According to an article by Neil Walker, online gambling expert and editor-in-chief of the website Live Casino Comparer, this is a sign that the laws need to change. “Where there’s a game, money, and risk, that’s gambling…Loot boxes may not fit the legal definition of gambling, but this is precisely the problem. The overwhelmingly negative reaction to loot boxes shows how the definition of gambling many governments have is out of touch.”
This “overwhelmingly negative reaction,” which the “Battlefront II” controversy brought to a boiling point, has led several governments to reconsider their definition of gambling.
The Belgian Gaming Commission has already declared loot boxes to be a form of gambling; Belgium is currently planning to ban loot boxes from games sold in its country, and is encouraging the rest of Europe to do the same.
Authorities in the United Kingdom and Germany have also begun to investigate loot boxes and potential means of regulation. A statement from the U.K. Gambling Commission declared loot boxes a potential threat to children, and stated that loot boxes may face regulation whether or not they meet traditional standards for gambling.
In the United States, the Entertainment Software Rating Board (ESRB) has gone on record declaring loot boxes not to be gambling. The ESRB is a self-regulatory board for the gaming industry, which labels certain video games as appropriate for certain age groups, and imposes restrictions on how games with mature themes (such as sex, graphic violence or gambling) can be sold.
With the ESRB unwilling to regulate loot boxes, state legislators are taking action. Senators in Hawaii and Washington State have sponsored bills intended at regulating loot boxes.
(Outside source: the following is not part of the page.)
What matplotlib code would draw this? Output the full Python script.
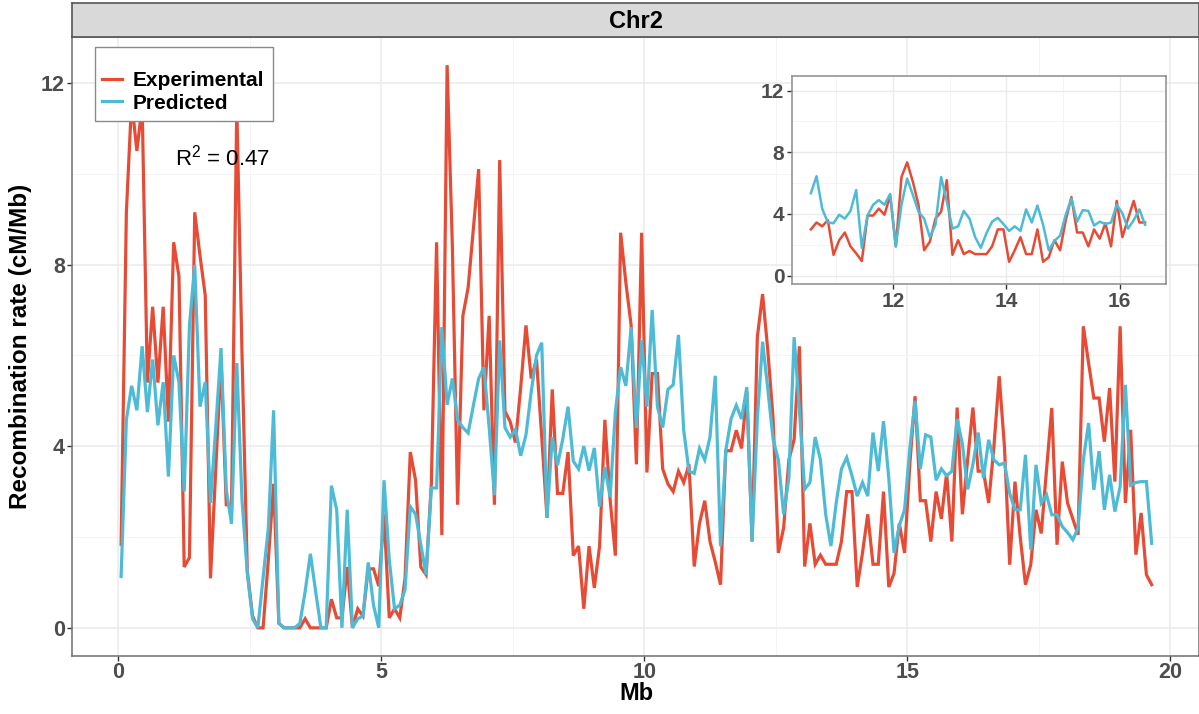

Hawaii legislators have proposed two bills on the issue. Bill 2727 focuses on transparency, requiring developers to place warning labels on games with loot boxes and to openly declare their loot box odds. Bill 2686 would go even further, banning the sale of loot boxes to anyone under 21.
The Washington State bill, meanwhile, simply proposes that a study be carried out regarding whether loot boxes are harmful, whether they should be regulated and whether they should be regulated as gambling.